Right now, Austin Public Health is trying to find anyone who recently came in contact with a bat that tested positive for rabies.
Dr. Phil Huang with Austin Public Health says on August 2nd around 4:30 p.m. there were multiple reports of several women helping a wounded bat. After attempting to put the bat in a tree, the bat fell down, and it was covered with a cone until Animal Protection could pick it up.
Austin Public Health says so far this year there have been 22 bats that have tested positive for rabies in Travis County. They say it’s rare for humans to test positive but as for the people they’re looking for right now, their health could be at serious risk.
Dr. Huang says, "Do not touch any bats that you may find if they're sick or on the ground you know that means there's something the matter with it."
He says to call animal control or 311 and someone will come to get the wild animal. If youv’e been infected, it could take several weeks or longer to show symptoms like fever or headache. It can make the nervous system change quickly causing confusion, sleepiness, or agitation.
“Fever agitation then can lead to coma. But then again if anyone gets any of those symptoms it's almost always results in death,” Dr. Huang says.

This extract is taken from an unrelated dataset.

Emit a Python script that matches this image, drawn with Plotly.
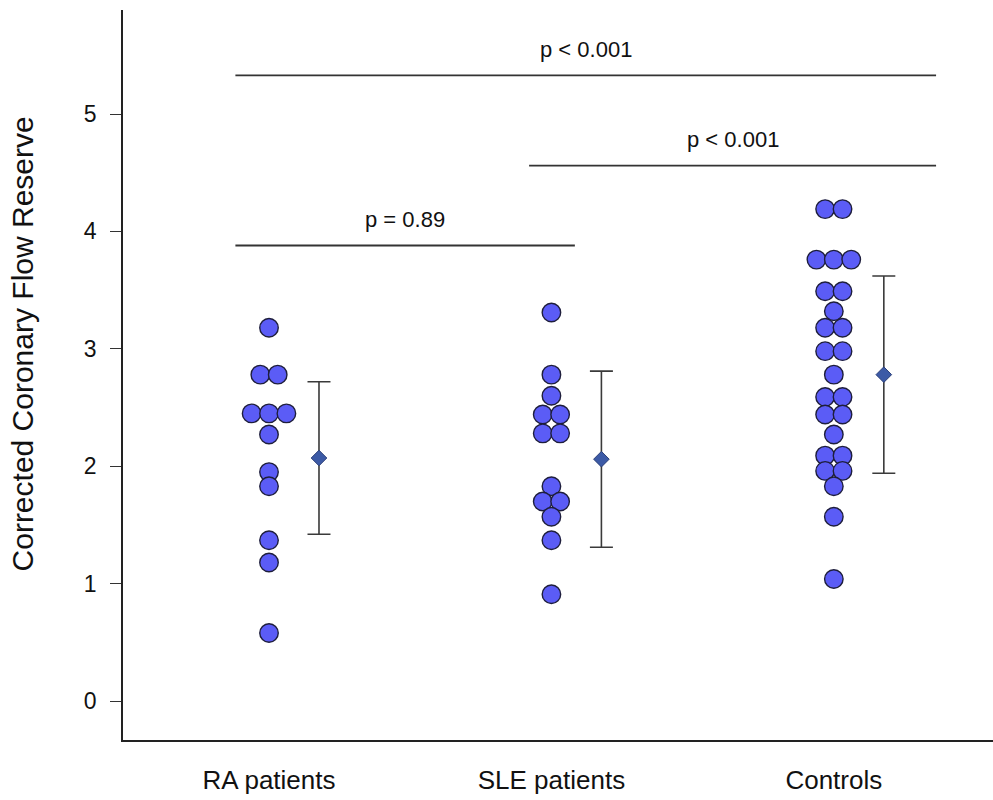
import plotly.graph_objects as go
from collections import Counter

# ---------------- data ----------------
categories = ["RA patients", "SLE patients", "Controls"]

ra_values = [3.18, 2.78, 2.78, 2.45, 2.45, 2.45, 2.27, 1.95, 1.83, 1.37, 1.18, 0.58]
sle_values = [3.31, 2.78, 2.60, 2.44, 2.44, 2.28, 2.28, 1.83, 1.70, 1.70, 1.57, 1.37, 0.91]
control_values = [4.19, 4.19, 3.76, 3.76, 3.76, 3.49, 3.49, 3.32, 3.18, 3.18,
                  2.98, 2.98, 2.78, 2.59, 2.59, 2.44, 2.44, 2.27, 2.09, 2.09,
                  1.96, 1.96, 1.83, 1.57, 1.04]

group_means = [2.07, 2.06, 2.78]
group_sds = [0.65, 0.75, 0.84]

p_labels = ["p < 0.001", "p < 0.001", "p = 0.89"]
p_heights = [5.33, 4.56, 3.88]

tick_values = [0, 1, 2, 3, 4, 5]

# ---------------- layout helpers ----------------
DOT_STEP = 0.0616      # horizontal spacing of tied dots (category units)
MEAN_OFFSET = 0.177    # mean/SD marker offset to the right of the dots
bracket_spans = [(-0.119, 2.362), (0.921, 2.362), (-0.119, 1.083)]

def swarm_x(values, center):
    counts = Counter(values)
    seen = Counter()
    xs = []
    for v in values:
        n = counts[v]
        i = seen[v]
        seen[v] += 1
        xs.append(center + (i - (n - 1) / 2) * DOT_STEP)
    return xs

fig = go.Figure()

DOT_FILL = "#5b5cf6"
DOT_LINE = "#1e1e3c"

all_groups = [ra_values, sle_values, control_values]
for gi, vals in enumerate(all_groups):
    fig.add_trace(go.Scatter(
        x=swarm_x(vals, gi), y=vals, mode="markers",
        marker=dict(symbol="circle", size=18.5, color=DOT_FILL,
                    line=dict(color=DOT_LINE, width=1.4)),
        showlegend=False, hoverinfo="y"))

fig.add_trace(go.Scatter(
    x=[i + MEAN_OFFSET for i in range(len(categories))], y=group_means,
    mode="markers",
    marker=dict(symbol="diamond", size=12, color="#3c5aa6",
                line=dict(color="#2b3f78", width=1)),
    error_y=dict(type="data", array=group_sds, visible=True,
                 color="#3a3a3a", thickness=1.6, width=11.5),
    showlegend=False, hoverinfo="y"))

shapes = []
annotations = []
for (x0, x1), h, lab in zip(bracket_spans, p_heights, p_labels):
    shapes.append(dict(type="line", xref="x", yref="y", x0=x0, x1=x1, y0=h, y1=h,
                       line=dict(color="#333333", width=1.8)))
    annotations.append(dict(x=(x0 + x1) / 2, y=h, xref="x", yref="y",
                            text=lab, showarrow=False, yanchor="middle",
                            yshift=26, font=dict(size=22, color="#111111")))

annotations.append(dict(x=-0.1161, y=0.5432, xref="paper", yref="paper",
                        text="Corrected Coronary Flow Reserve", textangle=-90,
                        showarrow=False, xanchor="center", yanchor="middle",
                        font=dict(size=30, color="#111111")))

fig.update_layout(
    width=993, height=800,
    margin=dict(l=123, r=0, t=10, b=60),
    paper_bgcolor="white", plot_bgcolor="white",
    font=dict(family="Liberation Sans, Arial, sans-serif", color="#111111"),
    shapes=shapes, annotations=annotations,
    xaxis=dict(range=[-0.517, 2.5636], tickvals=list(range(len(categories))),
               ticktext=categories, ticks="", showgrid=False, zeroline=False,
               showline=True, linecolor="#222222", linewidth=1.6,
               tickfont=dict(size=26), ticklabelstandoff=16),
    yaxis=dict(range=[-0.332, 5.886], tickvals=tick_values, ticks="outside",
               ticklen=11, tickwidth=1.4, tickcolor="#333333",
               showgrid=False, zeroline=False, showline=True,
               linecolor="#222222", linewidth=1.6,
               tickfont=dict(size=23), ticklabelstandoff=9),
)

fig.write_html("out.html",
               config={"displayModeBar": False},
               post_script="document.body.style.margin='0';document.body.style.overflow='hidden';")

So it's extremely critical to talk to your doctor right away if any animal bites you, especially a wild animal. FOX 7 Austin asked Carol Barrasch with Austin Public Health was it possible the women could have been visiting from out of town for the RTX Gaming Conference that was held at the Austin Convention Center. And if so, do they now know how huge the risk is. She says she did an interview with someone in Dallas about this and is hoping the word continues to spread about what's happened.
"We are putting out the press release we appreciate you all trying to get the word out. We also have it posted on our Facebook and twitter messenger,” Dr. Huang adds.
He also says, there needs to be an assessment to see if there needs to be a follow up vaccination. If you had direct contact with this bat or know someone that has, you're asked to call the Disease Surveillance Program at (512) 972-5555.
Rabies exposure occurs only when a person is bitten or scratched by a potentially rabid animal, or when abrasions, open wounds, or mucous membranes are contaminated with the saliva, brain, or nervous system tissue of a potentially rabid animal.